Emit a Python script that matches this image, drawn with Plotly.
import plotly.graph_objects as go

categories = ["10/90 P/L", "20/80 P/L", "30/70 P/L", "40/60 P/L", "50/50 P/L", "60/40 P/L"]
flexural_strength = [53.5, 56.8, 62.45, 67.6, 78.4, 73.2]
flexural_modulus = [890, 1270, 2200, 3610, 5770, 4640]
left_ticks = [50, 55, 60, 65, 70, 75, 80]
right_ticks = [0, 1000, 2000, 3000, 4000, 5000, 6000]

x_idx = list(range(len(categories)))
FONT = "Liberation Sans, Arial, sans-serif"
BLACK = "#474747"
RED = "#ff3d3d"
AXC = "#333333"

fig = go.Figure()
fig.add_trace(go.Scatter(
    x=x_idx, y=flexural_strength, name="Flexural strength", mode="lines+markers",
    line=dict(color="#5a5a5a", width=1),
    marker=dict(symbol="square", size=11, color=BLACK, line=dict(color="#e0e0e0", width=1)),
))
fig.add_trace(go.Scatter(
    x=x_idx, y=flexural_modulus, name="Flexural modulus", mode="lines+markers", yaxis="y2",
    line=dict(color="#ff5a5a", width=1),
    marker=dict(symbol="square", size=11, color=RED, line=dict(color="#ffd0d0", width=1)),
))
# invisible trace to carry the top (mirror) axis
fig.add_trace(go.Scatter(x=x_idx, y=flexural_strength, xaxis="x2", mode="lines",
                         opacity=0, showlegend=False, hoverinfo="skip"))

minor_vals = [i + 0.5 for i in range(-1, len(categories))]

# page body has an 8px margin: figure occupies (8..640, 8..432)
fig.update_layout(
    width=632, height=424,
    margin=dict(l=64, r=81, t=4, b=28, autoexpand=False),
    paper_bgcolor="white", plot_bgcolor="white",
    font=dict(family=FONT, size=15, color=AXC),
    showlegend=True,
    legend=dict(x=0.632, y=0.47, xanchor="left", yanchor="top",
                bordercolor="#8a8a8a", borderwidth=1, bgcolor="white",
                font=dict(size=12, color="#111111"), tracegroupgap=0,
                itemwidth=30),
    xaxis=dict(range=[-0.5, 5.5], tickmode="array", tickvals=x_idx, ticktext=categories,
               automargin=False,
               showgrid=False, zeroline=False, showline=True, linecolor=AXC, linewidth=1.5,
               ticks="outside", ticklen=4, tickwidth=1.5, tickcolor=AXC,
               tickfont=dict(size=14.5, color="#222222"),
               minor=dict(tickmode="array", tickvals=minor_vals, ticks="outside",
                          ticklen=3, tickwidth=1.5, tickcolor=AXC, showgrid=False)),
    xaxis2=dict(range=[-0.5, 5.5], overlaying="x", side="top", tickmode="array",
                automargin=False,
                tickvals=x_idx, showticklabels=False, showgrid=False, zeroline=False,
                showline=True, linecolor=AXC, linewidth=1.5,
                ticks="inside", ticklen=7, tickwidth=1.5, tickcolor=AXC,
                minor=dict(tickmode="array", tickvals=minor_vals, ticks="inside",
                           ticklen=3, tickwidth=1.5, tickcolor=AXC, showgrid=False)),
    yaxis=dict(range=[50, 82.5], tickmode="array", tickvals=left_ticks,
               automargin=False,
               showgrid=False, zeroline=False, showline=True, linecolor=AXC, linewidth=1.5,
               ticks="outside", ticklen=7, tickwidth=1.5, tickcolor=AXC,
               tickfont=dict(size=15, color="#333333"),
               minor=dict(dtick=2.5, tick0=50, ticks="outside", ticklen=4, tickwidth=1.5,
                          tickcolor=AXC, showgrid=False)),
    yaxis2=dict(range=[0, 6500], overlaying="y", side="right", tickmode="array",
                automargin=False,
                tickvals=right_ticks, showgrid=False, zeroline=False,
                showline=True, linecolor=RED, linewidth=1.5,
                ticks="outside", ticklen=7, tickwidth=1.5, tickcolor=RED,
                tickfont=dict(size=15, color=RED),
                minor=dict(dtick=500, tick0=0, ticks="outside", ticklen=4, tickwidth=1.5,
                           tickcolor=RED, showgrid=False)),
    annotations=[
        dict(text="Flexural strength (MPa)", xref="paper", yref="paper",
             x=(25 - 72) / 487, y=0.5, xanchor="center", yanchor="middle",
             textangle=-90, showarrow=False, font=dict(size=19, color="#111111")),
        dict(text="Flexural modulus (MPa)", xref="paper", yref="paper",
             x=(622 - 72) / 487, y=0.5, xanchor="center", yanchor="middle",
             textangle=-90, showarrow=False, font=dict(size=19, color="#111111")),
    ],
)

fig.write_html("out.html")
****
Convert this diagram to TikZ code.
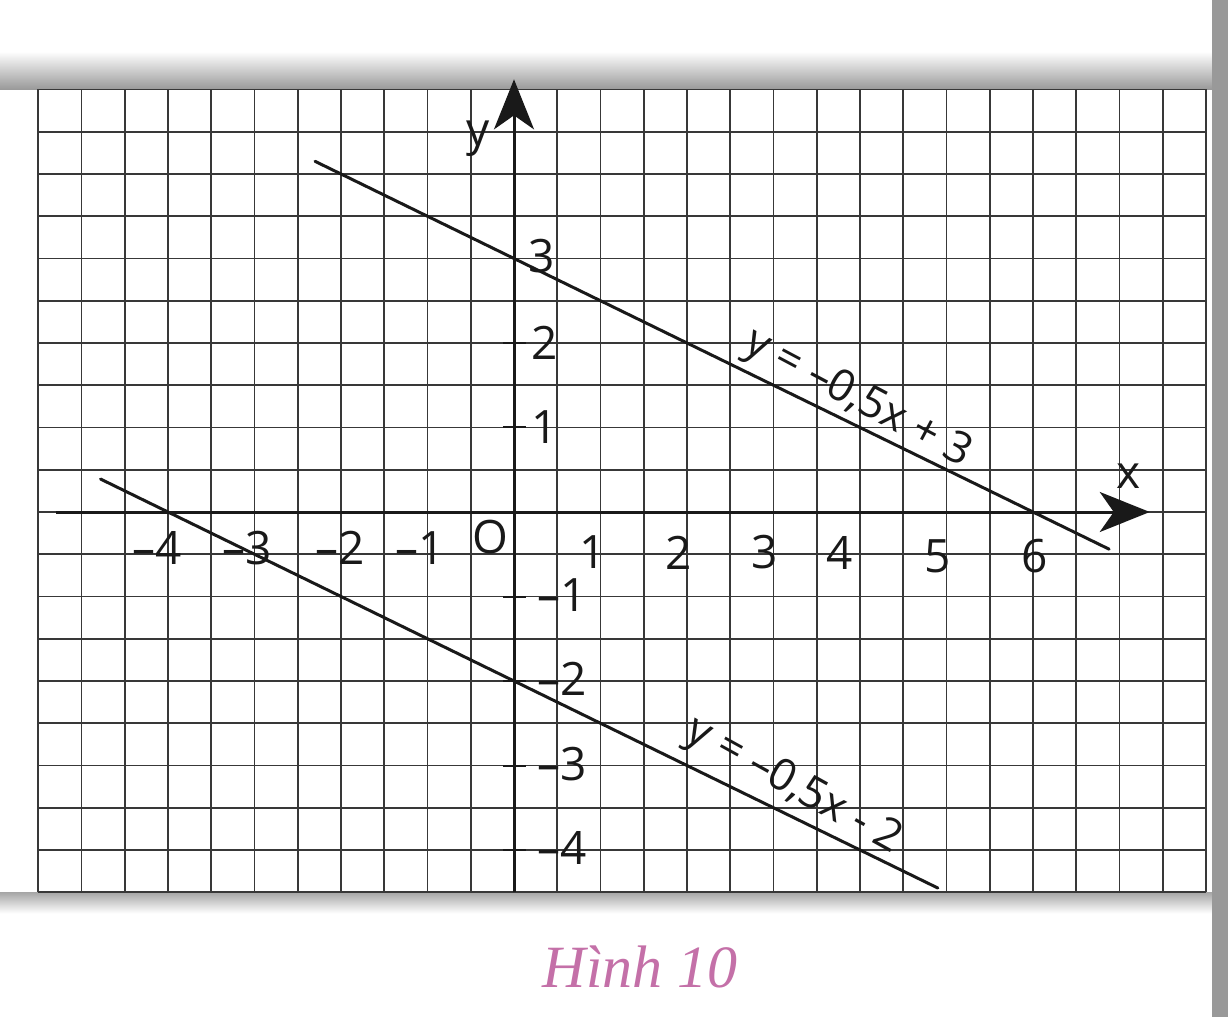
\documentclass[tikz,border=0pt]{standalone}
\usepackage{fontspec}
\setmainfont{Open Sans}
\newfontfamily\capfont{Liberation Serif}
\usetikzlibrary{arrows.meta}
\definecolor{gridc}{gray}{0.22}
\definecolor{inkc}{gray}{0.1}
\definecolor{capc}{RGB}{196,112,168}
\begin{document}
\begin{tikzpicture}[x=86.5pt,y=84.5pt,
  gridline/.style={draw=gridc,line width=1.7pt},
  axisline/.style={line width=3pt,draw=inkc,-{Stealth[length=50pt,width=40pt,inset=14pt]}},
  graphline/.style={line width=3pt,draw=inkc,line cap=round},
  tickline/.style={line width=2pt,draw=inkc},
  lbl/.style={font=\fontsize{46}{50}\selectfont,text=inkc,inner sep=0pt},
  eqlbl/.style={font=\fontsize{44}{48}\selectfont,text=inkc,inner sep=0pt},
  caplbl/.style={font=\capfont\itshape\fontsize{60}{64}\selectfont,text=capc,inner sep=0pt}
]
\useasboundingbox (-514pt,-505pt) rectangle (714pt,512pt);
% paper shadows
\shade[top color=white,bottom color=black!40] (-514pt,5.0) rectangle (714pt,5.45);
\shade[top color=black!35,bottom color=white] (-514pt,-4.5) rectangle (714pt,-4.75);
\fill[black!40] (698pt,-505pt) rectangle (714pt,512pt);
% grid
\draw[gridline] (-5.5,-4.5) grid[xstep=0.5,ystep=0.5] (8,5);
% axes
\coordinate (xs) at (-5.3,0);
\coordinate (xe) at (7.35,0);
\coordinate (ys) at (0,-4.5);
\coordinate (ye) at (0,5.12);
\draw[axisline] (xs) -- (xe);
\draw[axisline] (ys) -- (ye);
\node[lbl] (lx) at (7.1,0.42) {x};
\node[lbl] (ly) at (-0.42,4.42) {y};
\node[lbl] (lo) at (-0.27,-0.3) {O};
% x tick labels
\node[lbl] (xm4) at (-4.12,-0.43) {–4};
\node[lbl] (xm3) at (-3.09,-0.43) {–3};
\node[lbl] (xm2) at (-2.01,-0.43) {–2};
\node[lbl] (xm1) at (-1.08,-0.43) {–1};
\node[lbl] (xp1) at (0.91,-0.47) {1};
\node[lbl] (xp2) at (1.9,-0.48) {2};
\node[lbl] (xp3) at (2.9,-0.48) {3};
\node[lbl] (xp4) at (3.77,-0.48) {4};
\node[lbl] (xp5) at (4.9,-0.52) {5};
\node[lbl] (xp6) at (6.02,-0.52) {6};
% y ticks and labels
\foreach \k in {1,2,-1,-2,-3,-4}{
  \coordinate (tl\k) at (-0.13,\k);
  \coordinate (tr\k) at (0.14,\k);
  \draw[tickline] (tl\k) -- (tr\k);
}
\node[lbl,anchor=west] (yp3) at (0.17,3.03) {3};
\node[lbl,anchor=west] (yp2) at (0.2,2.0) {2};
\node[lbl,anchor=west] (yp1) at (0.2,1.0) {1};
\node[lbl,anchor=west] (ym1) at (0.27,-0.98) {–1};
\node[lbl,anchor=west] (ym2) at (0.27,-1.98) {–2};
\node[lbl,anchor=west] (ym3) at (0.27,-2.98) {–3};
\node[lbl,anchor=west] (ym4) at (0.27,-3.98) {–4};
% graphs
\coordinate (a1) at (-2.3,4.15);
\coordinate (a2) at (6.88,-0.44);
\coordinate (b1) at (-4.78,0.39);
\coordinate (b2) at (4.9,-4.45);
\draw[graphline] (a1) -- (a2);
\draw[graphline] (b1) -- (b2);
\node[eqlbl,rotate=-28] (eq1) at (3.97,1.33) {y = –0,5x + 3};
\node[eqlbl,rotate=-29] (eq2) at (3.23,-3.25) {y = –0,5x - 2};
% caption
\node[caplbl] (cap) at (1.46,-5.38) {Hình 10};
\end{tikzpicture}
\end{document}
****
_GIVEN TASK_. Which lines hold the word "this"? Show each one.

_ANSWER TO THE TASK_.
Emit a Python script that matches this image, drawn with Plotly.
Convert this diagram to TikZ code.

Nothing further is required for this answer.